The production host serves dump files and other public data sets to the public, using nginx. It also serves as an rsync server to our mirrors and to labs.

Deploying a new host

You'll need to set up the raid arrays by hand. We typically have two arrays so set up two raid 10 arrays with LVM to make one giant 64T volume, ext4.

Install in the usual way (add to puppet, copying a pre-existing production labstorexxx host stanza, set up everything for PXE boot and go). Depending on what the new box is going to do, you'll need to choose the appropriate role (web/rsync, or nfs work), or combine profiles to create a new role.

Space issues

If we run low on space, we can keep fewer rounds of XML dumps; this is controlled by /etc/dumps/xml_keeps.conf on each host. This file is generated by puppet. The hosts where generated dumps are written as they are created, keep only a few dumps, and the web servers and such keep many more.

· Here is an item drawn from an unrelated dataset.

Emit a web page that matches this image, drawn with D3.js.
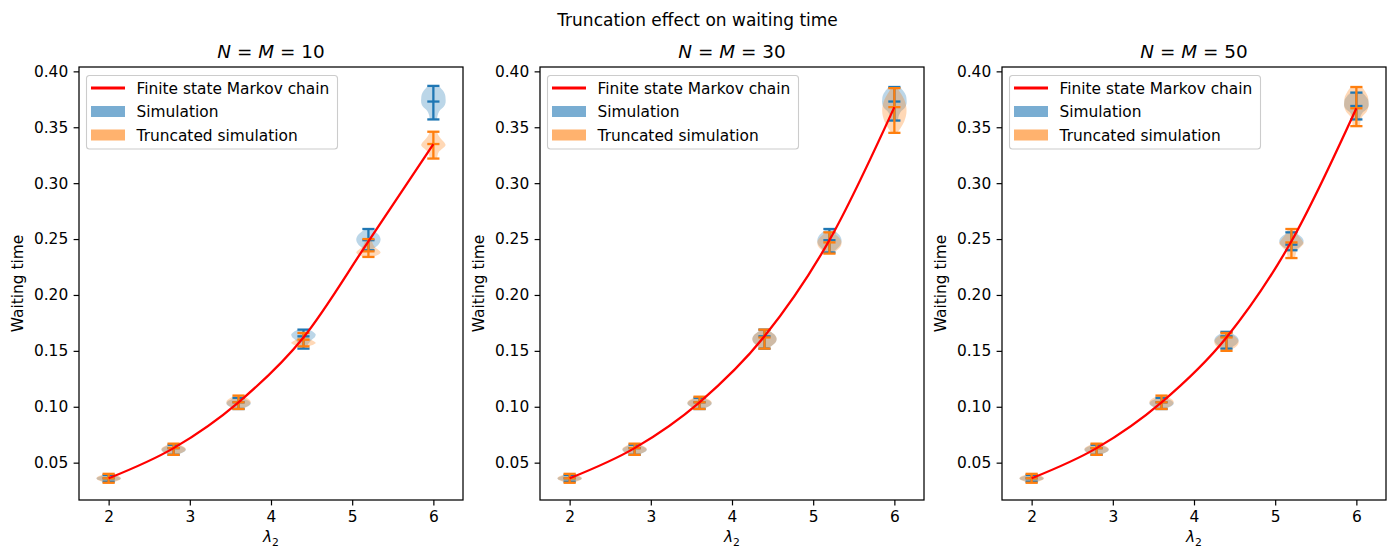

The class dumps::web::cleanups::xmldumps generates one list of how many dumps to keep for hosts that are 'replicas', i.e. the web servers, with larger keep numbers, and one list for the generating hosts (the nfs servers where dumps are written during each run). The list $keep_replicas is the one you want to tweak; the number of dumps can be adjusted for the huge wikis (enwiki, wikidatawiki), the big wikis (such as dewiki, commonswiki, etc) and then the rest separately.